Il y a des hommes qui cranent quand ils disent

Qu’ils sont beaux,  qu’ils sont costauds

Moi j’ai pas l’allure d’Hercule,

Ni d’un boxeur, ni d’un lutteur,

Mais quand j’me promène sur les boulevards

J’attire les regards...



Et puis,  là-dessus, il reprenait "j’aime le son du cor, le soir au fonds des bois » il avait une voix de baryton-basse magnifique !  J’aime de tout cœur maman, mais j’ai autant aimé papa, notre vie ensemble a été courte, de 25 à 44, le temps a passé bien trop vite et ma vie de fillette et de jeune fille s’est arrêtée là. J’aurais bien des choses encore à vous dire, ça viendra, mais ce que vous, les filles, ne comprenez pas, ou mal, c’est que ma vie a basculé d’un coup dans un gouffre épouvantable et imprévu dont je ne suis jamais sortie.



 



  

          Seul papa Momon, homme bon, simple et intelligent, m’a laissé vivre avec mes souvenirs, il m’a donné ce que je voulais par-dessus tout, des enfants, il m’a laissé vivre comme je voulais, libre d’esprit. D’ailleurs, j’ai toujours fait ce que j’ai voulu, sans un rond, mais ma couture m’a souvent sortie d’affaire, avec mes quatre  filles qui ont comblé ce vide que 44 avait creusé. Toutes les misères physiques que j’ai pu avoir, et je n’ai pas été épargnée, n’ont rien été à côté de ça.
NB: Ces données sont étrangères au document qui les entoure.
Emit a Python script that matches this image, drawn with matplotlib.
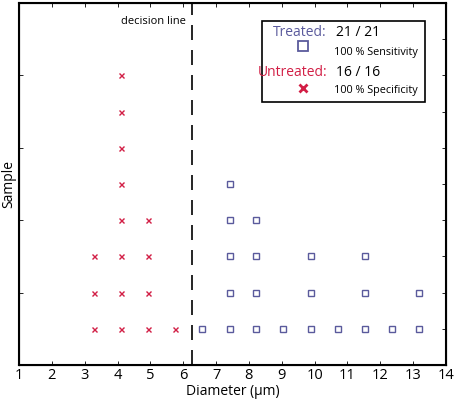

          J’avais mes filles, des rires, des larmes, des disputes, des baptêmes, des fiançailles, des mariages, des voyages, Paris, Orthez, Marseille, Lyon où est mort Jean Moulin (on y revient toujours)  et maintenant les petits-enfants, neuf qui maintenant sont treize avec leur mari et femme,  deux arrière-petits-enfants,  bientôt trois!


          Oui, tout ça m’a aidée à vivre, malgré la joie et le bonheur perdu au Fenouillet et tous ceux qui dorment à Lambesc.